For now, the society is a pretty small outfit with only Ker in the driving seat. He admits that he was never a history buff to begin with but a desire to promote his hometown Tawau led him on a different path. Ker built and maintained a website called Info Tawau in 1997 and later, started a Facebook page under the same name.
“I was doing some research on Tawau’s history but I later discovered plenty of interesting aspects of Sabah’s history. That was the turning point when I started to immerse myself in the state’s history.”
But his interest was met with frustration. Ker realised that there was no central platform to share, discuss or debate anything related to Sabah’s heritage, so he kick-started NBHS in 2011 while in Beijing, where he was based for over a decade. “Despite being far away from home and facing challenges in accessing Facebook, I still did research and updated the content,” he says, noting that a few Sabahans volunteered to help manage the Facebook page while he was away.
FORWARD FUTURE
NBHS’s Facebook page, as Ker shares, has a following of more than 46,000 people. Refreshingly, a majority of them are aged 24 to 35. “It shows that Sabahans are proud and appreciative of the state’s history,” he observes.
History, Ker points out, tends to be very dry and most put it down to being plain dull. “You have to be really creative and innovative when it comes to the subject. People are bombarded with huge chunks of information on a daily basis so ideally, the content should be bite-sized,” he says, explaining that he wants to use technology and his background in IT to alter the way Malaysians view history.
But technology has already helped catapult history into a different realm — Ker cites the restoration of the Melalap train station in Tenom as an example. “The rail service was terminated due to economic changes in Melalap and, eventually, the station was abandoned in 1970. The station started to deteriorate badly,” he says, with overgrown shrubs and termite-infested wood structures.
Ker recalls early efforts to save the station which was built in 1906 but due to lack of funding, support and awareness, plans for restoration never materialised. “Last year, we informed everyone on the NBHS page that we would drive the effort to save the station. Slightly more than a year later, it was announced that the station would be designated a heritage building,” he says proudly.
The key to getting things going, he observes, is the spirit of collaboration. Ker feels that NBHS’ role is to connect people or act as a catalyst for heritage initiatives, but the power to change things however, comes from the people. “The government has a limited number of resources so it’s a challenge to rely on them all the time. But there must be enough push to help protect Sabah’s heritage,” he adds.
FRAMING HISTORY
With only a week to go before the exhibition, Ker, who’s based in Kuala Lumpur, is putting in extra hours to make sure everything is in place. Between his full-time job and managing the NGO, Ker spent a month carefully selecting and digitising the images for the exhibition.

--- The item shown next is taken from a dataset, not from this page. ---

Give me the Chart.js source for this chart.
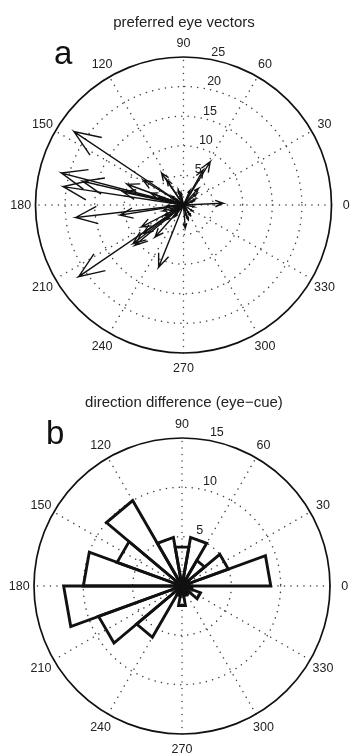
<!DOCTYPE html>
<html><head><meta charset="utf-8">
<script src="https://cdn.jsdelivr.net/npm/chart.js@4.4.1/dist/chart.umd.min.js"></script>
<style>
html,body{margin:0;padding:0;background:#fff;width:352px;height:756px;overflow:hidden;}
.wrap{position:absolute;left:0;width:352px;}
canvas{display:block}
.ttl{position:absolute;width:352px;left:8px;text-align:center;font-family:"Liberation Sans",Arial,sans-serif;font-size:15px;color:#222;white-space:nowrap;}
.lt{position:absolute;font-family:"Liberation Sans",Arial,sans-serif;font-size:33px;color:#111;line-height:1;}
</style></head>
<body>
<div class="wrap" style="top:0;height:376px"><canvas id="c1" width="352" height="376"></canvas></div>
<div class="wrap" style="top:376px;height:380px"><canvas id="c2" width="352" height="380"></canvas></div>
<div class="ttl" style="top:13px">preferred eye vectors</div>
<div class="ttl" style="top:393px">direction difference (eye&#8722;cue)</div>
<div class="lt" style="left:54px;top:36px">a</div>
<div class="lt" style="left:46px;top:416px">b</div>
<script>
// ---------- data ----------
// panel a: preferred eye vectors (cartesian components, radial units)
const eyeU = [-18.5,-20.6,-20.3,-17.0,-18.2,-17.7,-4.2, 4.5, 6.7,-3.7,-10.7,-9.5,-10.2,-8.5,-7.1,-4.8, 3.3,-2.8, 0.3, 1.1,-0.9,-8.2,-6.8,-6.8,-5.5,-3.0,-2.0, 1.5,-1.5, 2.0,-2.5, 0.8,-1.2,-3.5,-4.0, 2.5,
              -1.8,-2.2, 1.6,-0.6, 0.9,-1.4,-2.6, 1.8,-0.4, 0.5,-1.9,-2.9, 1.2,-0.8,-3.2, 2.2];
const eyeV = [ 12.4,  5.4,  3.1,  4.0, -2.1,-12.1,-10.5, 7.3, 0.3, 5.4, -1.7, 3.5,  2.2, -6.5, -3.7, -5.4, 5.9, 4.2,-3.9, 2.5, 2.5,-6.8,-4.8, 4.2, 2.0,-2.5, 1.5,-1.0,-2.0, 1.0, 0.5,-2.5, 1.0,-1.0, 1.2, 2.8,
               0.4,-0.9, 0.6, 1.7,-1.4,-1.6, 0.9,-0.3, 2.0,-1.9, 1.1,-0.2,-1.8, 2.3,-1.8, 1.9];
// panel b: rose histogram, 18 bins of 20 degrees starting at 0
const roseCounts = [9, 5, 3, 5, 4, 5, 10, 7, 10, 12, 9, 6, 1, 2, 1, 1, 2, 1];
const roseBinWidthDeg = 20;
// axis labels
const angleTicks = [0,30,60,90,120,150,180,210,240,270,300,330];
const ringTicksA = [5,10,15,20,25];
const ringTicksB = [5,10,15];

// ---------- helpers ----------
const FONT = '"Liberation Sans", Arial, sans-serif';
const HEAD_LEN = 0.2, HEAD_HALF = 0.08;

function arrowPoints(u, v){
  const bx = u*(1-HEAD_LEN), by = v*(1-HEAD_LEN);
  const px = -v*HEAD_HALF, py = u*HEAD_HALF;
  return [{x:0,y:0},{x:u,y:v},{x:bx+px,y:by+py},{x:u,y:v},{x:bx-px,y:by-py}];
}
function wedgePoints(r, a0, a1){
  const t0=a0*Math.PI/180, t1=a1*Math.PI/180;
  return [{x:0,y:0},{x:r*Math.cos(t0),y:r*Math.sin(t0)},{x:r*Math.cos(t1),y:r*Math.sin(t1)},{x:0,y:0}];
}

function polarGrid(rmax, rings){
  return {
    id:'polarGrid',
    beforeDatasetsDraw(chart){
      const {ctx, scales:{x, y}} = chart;
      const cx = x.getPixelForValue(0), cy = y.getPixelForValue(0);
      const k = x.getPixelForValue(1) - cx;
      ctx.save();
      ctx.fillStyle='#fff';
      ctx.beginPath(); ctx.arc(cx,cy,rmax*k,0,Math.PI*2); ctx.fill();
      // dotted rings
      ctx.strokeStyle='#444'; ctx.lineWidth=1.5; ctx.setLineDash([0.1,6.4]); ctx.lineCap='round';
      rings.forEach(r=>{ if(r<rmax){ ctx.beginPath(); ctx.arc(cx,cy,r*k,0,Math.PI*2); ctx.stroke(); }});
      // dotted spokes (diameters)
      for(let i=1;i<=6;i++){
        const t=i*Math.PI/6;
        ctx.beginPath();
        ctx.moveTo(x.getPixelForValue(-rmax*Math.cos(t)), y.getPixelForValue(-rmax*Math.sin(t)));
        ctx.lineTo(x.getPixelForValue(rmax*Math.cos(t)), y.getPixelForValue(rmax*Math.sin(t)));
        ctx.stroke();
      }
      ctx.setLineDash([]); ctx.lineCap='butt';
      // outer solid circle
      ctx.strokeStyle='#111'; ctx.lineWidth=1.7;
      ctx.beginPath(); ctx.arc(cx,cy,rmax*k,0,Math.PI*2); ctx.stroke();
      // angle labels
      ctx.fillStyle='#222'; ctx.font='12.5px '+FONT; ctx.textAlign='center'; ctx.textBaseline='middle';
      const rt=1.1*rmax;
      angleTicks.forEach(a=>{
        const t=a*Math.PI/180;
        ctx.fillText(String(a), x.getPixelForValue(rt*Math.cos(t)), y.getPixelForValue(rt*Math.sin(t))+1);
      });
      // radial labels at 82 degrees
      ctx.textAlign='left'; ctx.textBaseline='bottom';
      const rinc = rings[0];
      const c82=Math.cos(82*Math.PI/180), s82=Math.sin(82*Math.PI/180);
      rings.forEach(r=>{
        const rr=r+rinc/20;
        ctx.fillText('  '+r, x.getPixelForValue(rr*c82), y.getPixelForValue(rr*s82)+2);
      });
      ctx.restore();
    }
  };
}

function makeScales(W,H,CX,CY,RPX,RMAX){
  const u = RMAX/RPX;
  return {
    x:{type:'linear', display:false, min:-CX*u, max:(W-CX)*u},
    y:{type:'linear', display:false, min:-(H-CY)*u, max:CY*u}
  };
}

const baseOpts = (scales)=>({
  responsive:false, animation:false, devicePixelRatio:1,
  layout:{padding:0},
  plugins:{legend:{display:false}, tooltip:{enabled:false}, title:{display:false}},
  elements:{point:{radius:0}, line:{tension:0}},
  scales
});

// ---------- panel a ----------
const dsA = eyeU.map((u,i)=>({
  data: arrowPoints(u, eyeV[i]), showLine:true, borderColor:'#111', borderWidth:1.4,
  pointRadius:0, fill:false, clip:false, borderJoinStyle:'miter'
}));
new Chart(document.getElementById('c1'), {
  type:'scatter',
  data:{datasets:dsA},
  options: baseOpts(makeScales(352,376,183.5,205,148,25)),
  plugins:[polarGrid(25, ringTicksA)]
});

// ---------- panel b ----------
const dsB = roseCounts.map((c,i)=>({
  data: wedgePoints(c, i*roseBinWidthDeg, (i+1)*roseBinWidthDeg), showLine:true, borderColor:'#111', borderWidth:2.9,
  pointRadius:0, fill:false, clip:false, borderJoinStyle:'miter'
}));
new Chart(document.getElementById('c2'), {
  type:'scatter',
  data:{datasets:dsB},
  options: baseOpts(makeScales(352,380,182,210,148,15)),
  plugins:[polarGrid(15, ringTicksB)]
});
</script>
</body></html>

“We should care about our history because Sabah has one of the most unique and interesting histories in the region,” says Ker, before elaborating that the exhibition will feature photos from the 1920s till the early 1940s before World War II broke out. “It was North Borneo’s most prosperous time mostly due to its booming agricultural industries, especially rubber.”
The extensive collection of photos he has on the NBHS website and Facebook page is courtesy of the people who visited North Borneo then.
At its height, the Silimpopon mine housed a community of more than 3,000, greater than the population of Tawau at that time. It was a multicultural, self-contained community with its own shops, hospital and police, as well as workshops. Ker equates that harmonious living to the way Sabah is now.
Beaming, he concludes: “The one thing Sabah is known for is how so many people of different races, religions and beliefs live together so harmoniously. It’s been that way for hundreds of years. It has become one of our biggest strengths.”
For him, these photos of Sabah’s past mirror the present and to a certain extent, the future.